◆ Task instructions
Gather all lines in the entries that include the word "chart".

═══ Data provided ═══

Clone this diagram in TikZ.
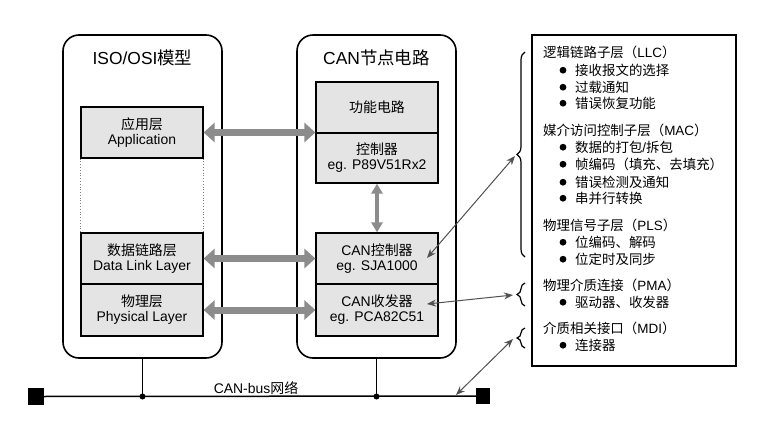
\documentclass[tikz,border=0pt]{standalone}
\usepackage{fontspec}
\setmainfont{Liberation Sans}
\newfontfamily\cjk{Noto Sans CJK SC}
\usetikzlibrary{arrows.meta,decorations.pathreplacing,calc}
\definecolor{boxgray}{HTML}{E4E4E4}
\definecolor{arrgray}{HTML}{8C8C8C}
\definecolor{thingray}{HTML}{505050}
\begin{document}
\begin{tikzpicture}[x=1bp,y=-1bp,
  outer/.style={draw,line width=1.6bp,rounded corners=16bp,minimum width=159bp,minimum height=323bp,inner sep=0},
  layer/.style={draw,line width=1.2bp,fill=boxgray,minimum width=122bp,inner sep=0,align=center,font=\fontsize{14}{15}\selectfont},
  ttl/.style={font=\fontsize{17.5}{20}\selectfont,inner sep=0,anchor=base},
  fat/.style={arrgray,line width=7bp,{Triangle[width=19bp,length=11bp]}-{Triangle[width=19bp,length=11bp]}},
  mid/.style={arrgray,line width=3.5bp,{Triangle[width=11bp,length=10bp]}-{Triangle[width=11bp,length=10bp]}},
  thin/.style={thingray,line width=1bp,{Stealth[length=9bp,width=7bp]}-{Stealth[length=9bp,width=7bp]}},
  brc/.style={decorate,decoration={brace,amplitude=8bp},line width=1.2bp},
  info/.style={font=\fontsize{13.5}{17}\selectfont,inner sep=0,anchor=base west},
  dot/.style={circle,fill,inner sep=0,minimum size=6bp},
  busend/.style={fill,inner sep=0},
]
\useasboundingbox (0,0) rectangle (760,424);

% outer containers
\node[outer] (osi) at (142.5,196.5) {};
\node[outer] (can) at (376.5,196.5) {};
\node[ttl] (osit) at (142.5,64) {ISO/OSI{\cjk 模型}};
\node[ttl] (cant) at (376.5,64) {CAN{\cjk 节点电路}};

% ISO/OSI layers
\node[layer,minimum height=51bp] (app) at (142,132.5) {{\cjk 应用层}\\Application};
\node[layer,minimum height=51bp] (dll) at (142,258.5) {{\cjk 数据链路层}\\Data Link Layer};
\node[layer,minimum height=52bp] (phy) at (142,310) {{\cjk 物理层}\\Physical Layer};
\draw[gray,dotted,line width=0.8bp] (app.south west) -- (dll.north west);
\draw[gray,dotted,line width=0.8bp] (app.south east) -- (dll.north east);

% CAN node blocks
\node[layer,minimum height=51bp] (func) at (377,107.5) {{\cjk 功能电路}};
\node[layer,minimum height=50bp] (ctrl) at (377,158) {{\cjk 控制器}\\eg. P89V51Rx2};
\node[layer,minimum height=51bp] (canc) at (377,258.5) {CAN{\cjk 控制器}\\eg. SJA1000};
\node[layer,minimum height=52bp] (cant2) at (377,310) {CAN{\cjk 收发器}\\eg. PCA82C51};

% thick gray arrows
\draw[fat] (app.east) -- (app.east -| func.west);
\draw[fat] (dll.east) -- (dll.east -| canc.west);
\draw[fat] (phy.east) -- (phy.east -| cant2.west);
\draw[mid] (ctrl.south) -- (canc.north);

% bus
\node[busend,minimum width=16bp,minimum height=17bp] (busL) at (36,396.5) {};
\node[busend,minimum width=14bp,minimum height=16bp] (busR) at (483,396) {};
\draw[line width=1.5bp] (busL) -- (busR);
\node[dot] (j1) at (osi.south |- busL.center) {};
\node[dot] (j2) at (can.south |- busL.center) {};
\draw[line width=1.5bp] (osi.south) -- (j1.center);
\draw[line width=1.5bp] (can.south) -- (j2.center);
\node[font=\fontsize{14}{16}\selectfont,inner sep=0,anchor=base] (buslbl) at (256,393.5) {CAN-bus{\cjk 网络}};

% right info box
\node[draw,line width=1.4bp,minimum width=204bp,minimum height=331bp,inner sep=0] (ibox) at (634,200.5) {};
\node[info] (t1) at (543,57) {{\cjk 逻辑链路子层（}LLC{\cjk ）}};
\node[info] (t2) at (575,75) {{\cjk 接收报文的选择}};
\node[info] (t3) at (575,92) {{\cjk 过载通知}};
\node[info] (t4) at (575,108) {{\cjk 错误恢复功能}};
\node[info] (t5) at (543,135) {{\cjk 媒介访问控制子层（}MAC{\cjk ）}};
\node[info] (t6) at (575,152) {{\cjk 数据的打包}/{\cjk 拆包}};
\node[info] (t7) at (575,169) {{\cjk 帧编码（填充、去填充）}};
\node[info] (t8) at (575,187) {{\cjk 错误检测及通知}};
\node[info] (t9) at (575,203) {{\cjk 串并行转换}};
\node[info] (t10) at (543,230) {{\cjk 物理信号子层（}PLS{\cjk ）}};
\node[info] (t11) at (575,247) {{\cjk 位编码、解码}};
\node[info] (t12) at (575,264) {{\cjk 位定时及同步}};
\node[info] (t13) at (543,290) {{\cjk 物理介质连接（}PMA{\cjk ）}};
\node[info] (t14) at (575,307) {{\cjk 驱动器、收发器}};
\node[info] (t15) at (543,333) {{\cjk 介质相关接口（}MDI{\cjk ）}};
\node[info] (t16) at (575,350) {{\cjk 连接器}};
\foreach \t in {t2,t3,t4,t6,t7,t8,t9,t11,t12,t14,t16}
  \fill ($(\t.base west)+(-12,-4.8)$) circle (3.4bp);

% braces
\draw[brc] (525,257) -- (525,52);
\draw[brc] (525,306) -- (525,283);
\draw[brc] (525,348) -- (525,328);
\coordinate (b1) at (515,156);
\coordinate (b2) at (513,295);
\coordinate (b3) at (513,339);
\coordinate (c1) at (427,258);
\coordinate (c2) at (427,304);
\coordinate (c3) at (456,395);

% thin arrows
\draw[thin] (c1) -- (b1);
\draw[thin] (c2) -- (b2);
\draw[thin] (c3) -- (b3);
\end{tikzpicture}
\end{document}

═══
═══ Data provided ═══

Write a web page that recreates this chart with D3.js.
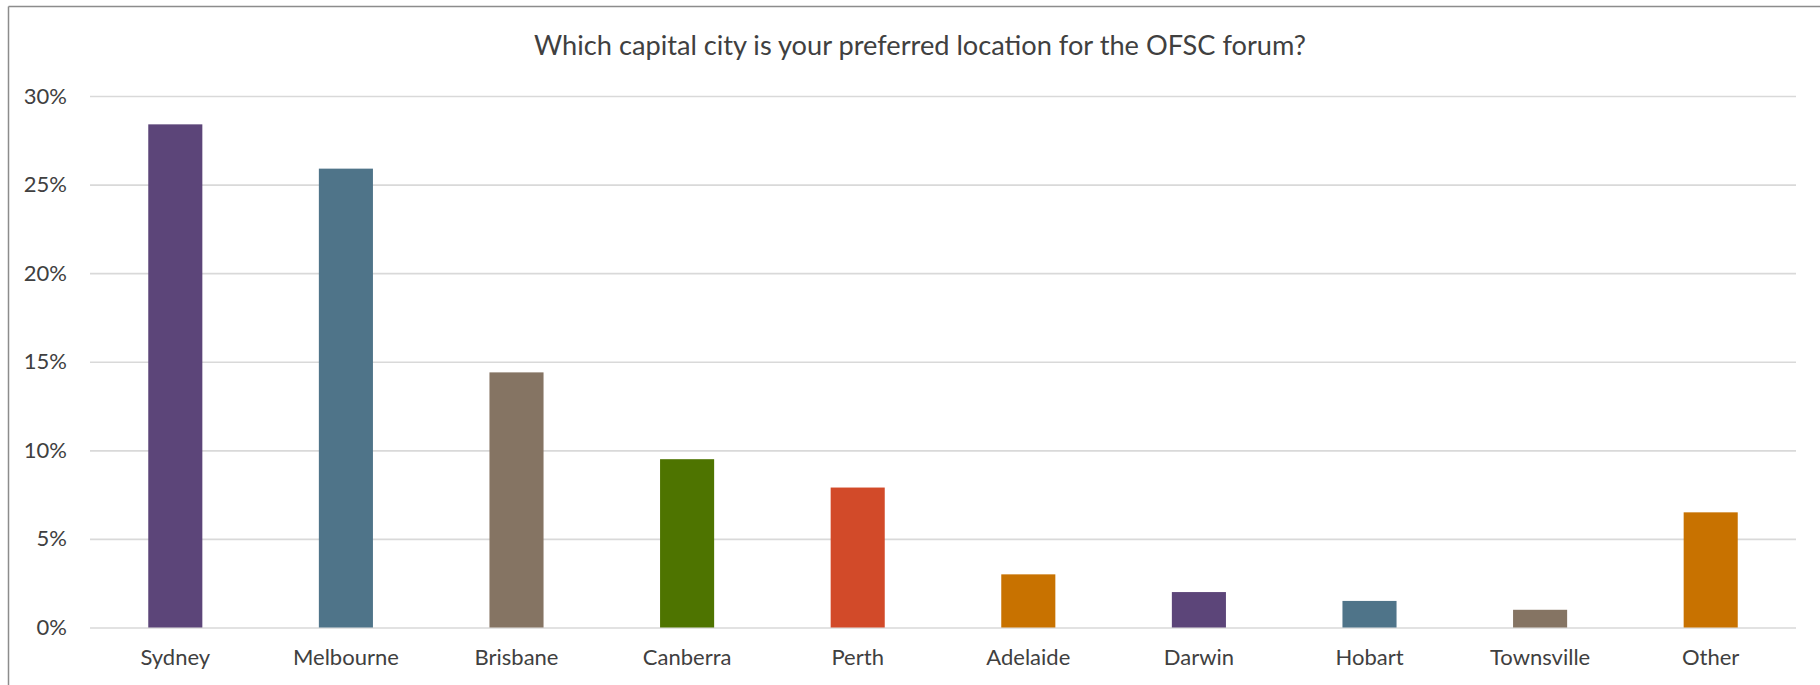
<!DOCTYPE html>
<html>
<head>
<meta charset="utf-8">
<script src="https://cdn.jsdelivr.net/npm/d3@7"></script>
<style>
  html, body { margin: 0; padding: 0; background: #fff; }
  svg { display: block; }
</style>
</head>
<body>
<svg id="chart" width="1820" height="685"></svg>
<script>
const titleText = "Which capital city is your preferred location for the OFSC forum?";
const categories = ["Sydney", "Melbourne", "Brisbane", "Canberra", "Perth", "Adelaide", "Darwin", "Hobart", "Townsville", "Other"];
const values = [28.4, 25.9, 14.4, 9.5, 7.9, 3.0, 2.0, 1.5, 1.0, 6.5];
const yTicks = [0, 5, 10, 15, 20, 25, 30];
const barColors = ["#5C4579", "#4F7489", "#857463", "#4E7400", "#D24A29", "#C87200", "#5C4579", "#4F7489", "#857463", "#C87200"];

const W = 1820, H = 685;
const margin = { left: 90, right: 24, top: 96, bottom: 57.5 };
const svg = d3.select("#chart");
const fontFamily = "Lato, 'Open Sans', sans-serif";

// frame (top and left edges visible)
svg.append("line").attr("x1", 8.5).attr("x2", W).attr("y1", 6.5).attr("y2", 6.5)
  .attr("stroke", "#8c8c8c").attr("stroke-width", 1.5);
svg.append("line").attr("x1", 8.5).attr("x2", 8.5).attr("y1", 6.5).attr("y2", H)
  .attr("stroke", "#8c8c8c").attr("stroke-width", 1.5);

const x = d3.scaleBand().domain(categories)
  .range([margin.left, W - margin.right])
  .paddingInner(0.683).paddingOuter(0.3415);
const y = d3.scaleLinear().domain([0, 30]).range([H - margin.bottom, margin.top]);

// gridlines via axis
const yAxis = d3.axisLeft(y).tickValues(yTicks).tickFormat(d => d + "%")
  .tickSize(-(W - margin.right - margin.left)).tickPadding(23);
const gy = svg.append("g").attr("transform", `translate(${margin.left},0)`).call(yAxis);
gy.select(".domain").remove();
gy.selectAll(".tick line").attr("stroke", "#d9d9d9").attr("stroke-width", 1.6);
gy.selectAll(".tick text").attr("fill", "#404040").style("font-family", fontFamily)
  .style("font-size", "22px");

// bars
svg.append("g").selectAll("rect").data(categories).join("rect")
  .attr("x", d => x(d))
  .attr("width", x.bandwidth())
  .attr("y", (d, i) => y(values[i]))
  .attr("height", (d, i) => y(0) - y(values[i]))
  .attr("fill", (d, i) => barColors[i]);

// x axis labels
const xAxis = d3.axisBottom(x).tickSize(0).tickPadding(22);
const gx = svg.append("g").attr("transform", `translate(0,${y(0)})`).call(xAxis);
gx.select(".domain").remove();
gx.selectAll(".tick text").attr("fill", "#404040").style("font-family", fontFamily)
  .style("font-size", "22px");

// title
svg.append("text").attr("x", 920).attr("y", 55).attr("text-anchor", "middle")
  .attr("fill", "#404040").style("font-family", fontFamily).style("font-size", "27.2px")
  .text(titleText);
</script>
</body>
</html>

═══

◆ Full answer
Write a web page that recreates this chart with D3.js.
<svg id="chart" width="1820" height="685"></svg>
const svg = d3.select("#chart");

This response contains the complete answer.